The sector of activity is also decisive in the planning of teleworking times. All of this must be taken into account in order to maintain the well-being and development of the employees of a company. What is the common denominator for these very different profiles who nevertheless collaborate together? The office! It is in the office that this diversity comes together, exchanging, sharing, debating, finding compromises and above all ensuring transmission between generations. This last point is rarely mentioned and yet it is essential. Full remote learning seems unlikely, face-to-face allows you to create long-term bonds of trust and humans generally operate by mimicry, they observe, reproduce, improve and adapt techniques and knowledge that they then share. The more experienced transmit and the younger ones learn while questioning this transmission, which ultimately allows both to evolve and progress. This is a process that has always existed. 
 

BNP-Paribas-Real-Estate-Direction-Committee-Sylvain-hasse

The office remains and will remain the essential place for socialising. The human after all is generally a social animal. The office as such promotes these interactions being a place where people can come together and evolve.

Sylvain Hasse
Head of Corporate Services at BNP Paribas Real Estate
France

Agility cannot the be-all and end-all

Sometimes you have to know how to recognise what worked well and will continue to work well. By striving to make everything agile, there is a risk, paradoxically, of becoming too rigid. Businesses that never stop pivoting generate questions and a loss of meaning. Human beings need benchmarks, a certain consistency, vision, to be able make choices, to validate them and to measure the experience. Numerous psychological and sociological studies have shown it, in order to flourish, we need stability. Of course, change is important, it allows us to challenge ourselves and respond to challenges in a creative way. But, the office must also be this peaceful, planned, organised space, the source of a successful experience, capable of reassuring and fostering collaboration. It is in a setting like the office that we can focus, be stimulated and produce new concepts.

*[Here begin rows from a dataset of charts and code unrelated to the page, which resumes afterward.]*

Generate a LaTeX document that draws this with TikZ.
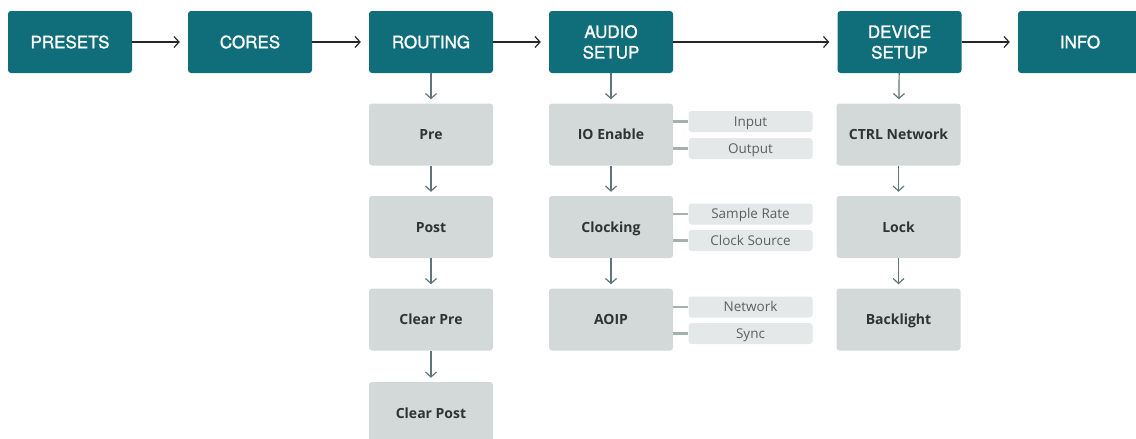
\documentclass[tikz,border=0pt]{standalone}
\usepackage{fontspec}
\setmainfont{Open Sans}
\newfontfamily\topfont{TeX Gyre Heros}[FakeBold=1.4]
\usetikzlibrary{arrows.meta}
\definecolor{teal}{HTML}{0F6E7A}
\definecolor{boxgray}{HTML}{D3D8D8}
\definecolor{subgray}{HTML}{E5E8E8}
\definecolor{linkgray}{HTML}{A5B0B0}
\definecolor{arrgray}{HTML}{5F7579}
\definecolor{txtdark}{HTML}{2E3333}
\definecolor{txtgray}{HTML}{5A6060}
\tikzset{
  topbox/.style={fill=teal, rounded corners=3pt, minimum width=124pt, minimum height=62pt,
    text=white, font=\topfont\fontsize{17}{20.6}\selectfont, align=center, inner sep=0pt},
  graybox/.style={fill=boxgray, rounded corners=3pt, minimum width=124pt, minimum height=62pt,
    text=txtdark, font=\bfseries\fontsize{14}{16}\selectfont, inner sep=0pt,
    text height=10pt, text depth=0pt},
  subbox/.style={fill=subgray, rounded corners=3pt, minimum width=124pt, minimum height=21pt,
    text=txtgray, font=\fontsize{13.5}{14}\selectfont, inner sep=0pt,
    text height=9.6pt, text depth=0pt},
  toparrow/.style={draw=black!85, line width=1.2pt, -{Straight Barb[length=5pt,width=11pt,line width=1.2pt]}, shorten >=8pt},
  downarrow/.style={draw=arrgray, line width=1.2pt, -{Straight Barb[length=5pt,width=11pt,line width=1.2pt]}, shorten >=4pt, shorten <=0pt},
  link/.style={draw=linkgray, line width=2.5pt}
}
\begin{document}
\begin{tikzpicture}[x=1pt,y=-1pt]
\useasboundingbox (0,0) rectangle (1136,439);
\begin{scope}
\clip (0,0) rectangle (1136,439);
% top row
\node[topbox] (presets) at (70,42) {PRESETS};
\node[topbox] (cores) at (250,42) {CORES};
\node[topbox] (routing) at (431,42) {ROUTING};
\node[topbox] (audio) at (611,42) {AUDIO\\SETUP};
\node[topbox] (device) at (899.5,42) {DEVICE\\SETUP};
\node[topbox] (info) at (1080,42) {INFO};
\draw[toparrow] (presets) -- (cores);
\draw[toparrow] (cores) -- (routing);
\draw[toparrow] (routing) -- (audio);
\draw[toparrow] (audio) -- (device);
\draw[toparrow] (device) -- (info);
% routing column
\node[graybox] (pre) at (431,134.5) {Pre};
\node[graybox] (post) at (431,227) {Post};
\node[graybox] (clearpre) at (431,319.5) {Clear Pre};
\node[graybox] (clearpost) at (431,413) {Clear Post};
\draw[downarrow] (routing) -- (pre);
\draw[downarrow] (pre) -- (post);
\draw[downarrow] (post) -- (clearpre);
\draw[downarrow] (clearpre) -- (clearpost);
% audio column
\node[graybox] (io) at (611,134.5) {IO Enable};
\node[graybox] (clock) at (611,227) {Clocking};
\node[graybox] (aoip) at (611,319.5) {AOIP};
\draw[downarrow] (audio) -- (io);
\draw[downarrow] (io) -- (clock);
\draw[downarrow] (clock) -- (aoip);
\node[subbox] (input) at (750.5,121.5) {Input};
\node[subbox] (output) at (750.5,148.5) {Output};
\node[subbox] (srate) at (750.5,214) {Sample Rate};
\node[subbox] (csource) at (750.5,240.5) {Clock Source};
\node[subbox] (network) at (750.5,307) {Network};
\node[subbox] (sync) at (750.5,333.5) {Sync};
\draw[link] (io.east |- input) -- (input);
\draw[link] (io.east |- output) -- (output);
\draw[link] (clock.east |- srate) -- (srate);
\draw[link] (clock.east |- csource) -- (csource);
\draw[link] (aoip.east |- network) -- (network);
\draw[link] (aoip.east |- sync) -- (sync);
% device column
\node[graybox] (ctrl) at (898.5,134.5) {CTRL Network};
\node[graybox] (lock) at (898.5,227) {Lock};
\node[graybox] (backlight) at (898.5,319.5) {Backlight};
\draw[downarrow] (device) -- (ctrl);
\draw[downarrow] (ctrl) -- (lock);
\draw[downarrow] (lock) -- (backlight);
\end{scope}
\end{tikzpicture}
\end{document}
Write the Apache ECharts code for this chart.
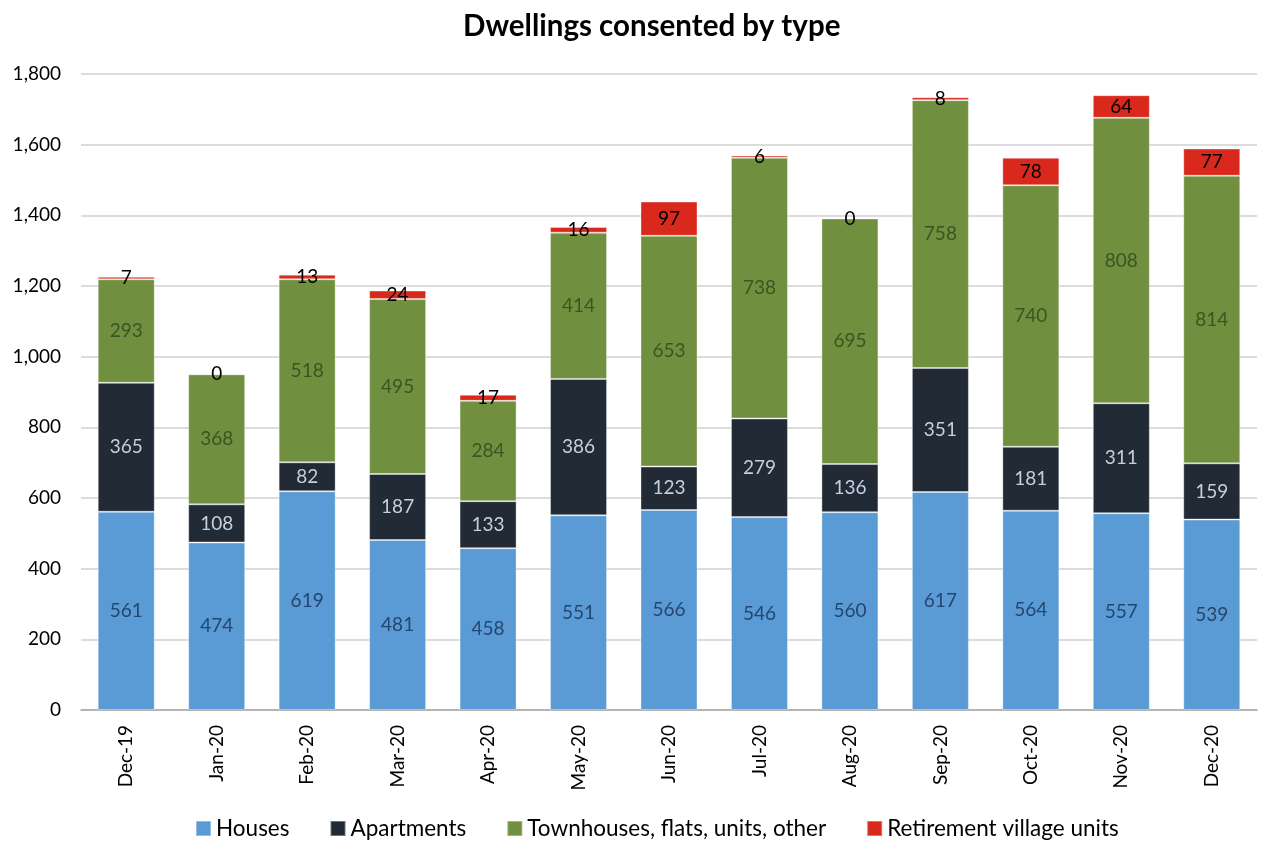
<!DOCTYPE html>
<html>
<head>
<meta charset="utf-8">
<script src="https://cdn.jsdelivr.net/npm/echarts@6/dist/echarts.min.js"></script>
<style>
  html, body { margin: 0; padding: 0; background: #ffffff; }
  #chart { width: 1269px; height: 843px; }
</style>
</head>
<body>
<div id="chart"></div>
<script>
// Monthly dwellings consented, split by dwelling type
const months = ['Dec-19','Jan-20','Feb-20','Mar-20','Apr-20','May-20','Jun-20','Jul-20','Aug-20','Sep-20','Oct-20','Nov-20','Dec-20'];
const houses = [561, 474, 619, 481, 458, 551, 566, 546, 560, 617, 564, 557, 539];
const apartments = [365, 108, 82, 187, 133, 386, 123, 279, 136, 351, 181, 311, 159];
const townhouses = [293, 368, 518, 495, 284, 414, 653, 738, 695, 758, 740, 808, 814];
const retirement = [7, 0, 13, 24, 17, 16, 97, 6, 0, 8, 78, 64, 77];

const FONT = 'Lato, "Open Sans", sans-serif';

function seg(name, data, color, labelColor) {
  return {
    name: name,
    type: 'bar',
    stack: 'total',
    data: data,
    barWidth: '63%',
    itemStyle: { color: color, borderColor: 'rgba(255,255,255,0.35)', borderWidth: 1 },
    label: {
      show: true,
      position: 'inside',
      color: labelColor,
      fontFamily: FONT,
      fontSize: 19
    },
    emphasis: { disabled: true }
  };
}

const chart = echarts.init(document.getElementById('chart'));
chart.setOption({
  animation: false,
  backgroundColor: '#ffffff',
  title: {
    text: 'Dwellings consented by type',
    left: 458,
    top: 6,
    textStyle: { fontFamily: FONT, fontWeight: 'bold', fontSize: 29.5, color: '#000000' }
  },
  legend: {
    top: 812,
    left: 190,
    itemWidth: 15,
    itemHeight: 15,
    itemGap: 40,
    icon: 'rect',
    textStyle: { fontFamily: FONT, fontSize: 22.5, color: '#000000' }
  },
  grid: { left: 81, right: 12, top: 74, bottom: 133 },
  xAxis: {
    type: 'category',
    data: months,
    axisLine: { lineStyle: { color: '#a6a6a6', width: 1.5 } },
    axisTick: { show: false },
    axisLabel: {
      rotate: 90,
      margin: 15,
      fontFamily: FONT,
      fontSize: 19,
      color: '#000000'
    }
  },
  yAxis: {
    type: 'value',
    min: 0,
    max: 1800,
    interval: 200,
    axisLine: { show: false },
    axisTick: { show: false },
    splitLine: { lineStyle: { color: '#d0d0d0', width: 1.5 } },
    axisLabel: {
      margin: 20,
      fontFamily: FONT,
      fontSize: 19,
      color: '#000000',
      formatter: function (v) { return v.toLocaleString('en-US'); }
    }
  },
  series: [
    seg('Houses', houses, '#5b9bd5', '#24466f'),
    seg('Apartments', apartments, '#222a35', '#c5cfe0'),
    seg('Townhouses, flats, units, other', townhouses, '#70903f', '#3a5620'),
    seg('Retirement village units', retirement, '#d9291c', '#000000')
  ]
});
</script>
</body>
</html>
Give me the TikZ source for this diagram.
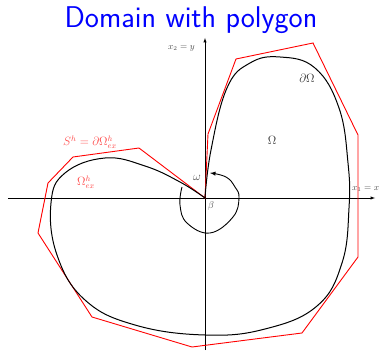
\documentclass[tikz,border=0pt]{standalone}
\usetikzlibrary{arrows}
\begin{document}
\begin{tikzpicture}[x=1pt,y=1pt]
			\useasboundingbox (-205,-152) rectangle (177,198);
			% axes
			\draw [line width=0.5pt,-latex] (-197,0) -- (170,0);
			\draw [line width=0.5pt,-latex] (0,-152) -- (0,160);
			\node (xone) [anchor=west,text=black!70,font=\small,inner sep=1pt] at (146,9) {$x_1=x$};
			\node (xtwo) [anchor=east,text=black!70,font=\small,inner sep=1pt] at (-9,150) {$x_2=y$};
			% polygon
			\draw [red,line width=0.9pt] (0,0) -- (3,64) -- (31,139) -- (108,155) -- (153,63) -- (153,-59)
				-- (97,-135) -- (-13,-149) -- (-113,-119) -- (-167,-35) -- (-157,15) -- (-132,41) -- (-66,50) -- cycle;
			% domain
			\draw [line width=1pt] plot [smooth,tension=0.7] coordinates {(0,0) (6,48) (22,110) (45,135) (75,141)
				(110,130) (134,90) (143,35) (144,-10) (137,-65) (112,-108) (60,-131) (0,-137)
				(-70,-127) (-120,-102) (-148,-57) (-154,-5) (-140,25) (-100,40) (-60,32) (-25,16) (0,0)};
			% angle
			\draw [line width=0.9pt,-latex] plot [smooth,tension=0.7] coordinates {(-23,11) (-25,-7) (-18,-25) (5,-35)
				(28,-19) (34,0) (30,11) (21,21) (5,25)};
			\node (omega) [text=black!70,font=\large,inner sep=1pt] at (-8,20) {$\omega$};
			\node (beta) [text=black!70,inner sep=1pt] at (6,-8) {$\beta$};
			\node (dom) [text=black!80,font=\large,inner sep=1pt] at (67,58) {$\Omega$};
			\node (bdry) [text=black!80,font=\large,inner sep=1pt] at (102,120) {$\partial\Omega$};
			\node (omh) [text=red!70,font=\large,inner sep=1pt] at (-119,16) {$\Omega^h_{ex}$};
			\node (sh) [text=red!70,font=\large,inner sep=1pt] at (-115,56) {$S^h=\partial\Omega^h_{ex}$};
			\node (title) [text=blue,font=\sffamily\fontsize{30}{34}\selectfont] at (-14,178) {Domain with polygon};
		\end{tikzpicture}
\end{document}
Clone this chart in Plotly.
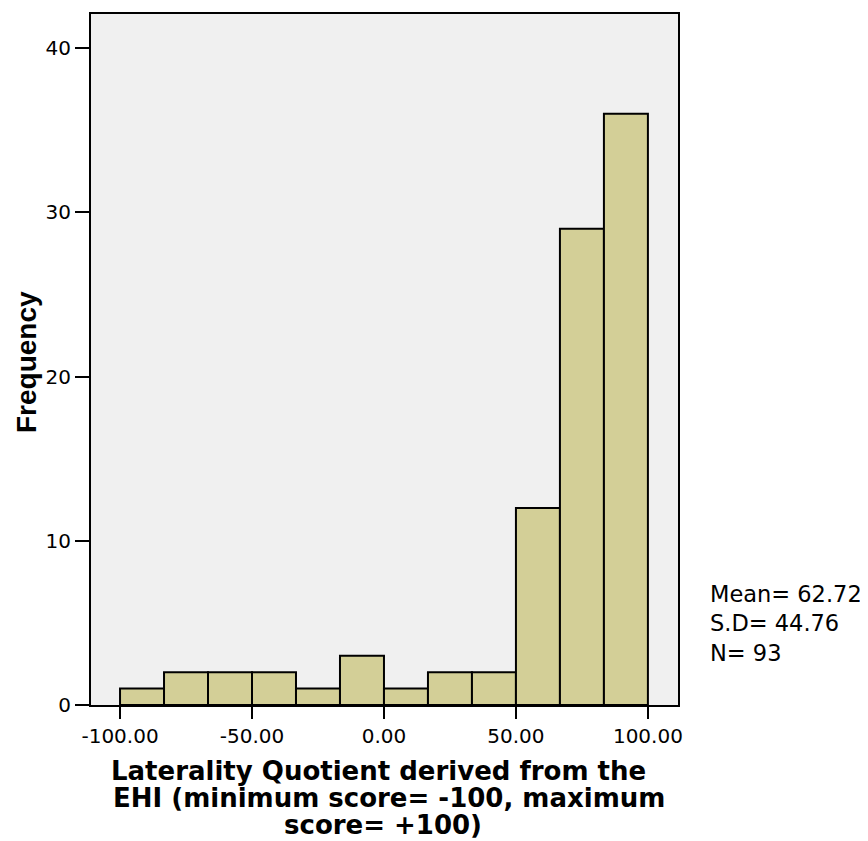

The office is a space that we must constantly reinvent. We must continue to enjoy coming there and above all going there for clear reasons. Let’s not forget, this is a fundamental social space, where you meet colleagues and even friends. In our lifetime, it is as important in terms of socialisation as school or leisure. If we can integrate all of this, then the future of the office looks bright to me. I see it as a functional and interactive space, complementary to the greater freedom induced by teleworking.

This is what I see behind this ongoing process, now defined as "New Normal": a better sharing of time and space in the service of collective well-being.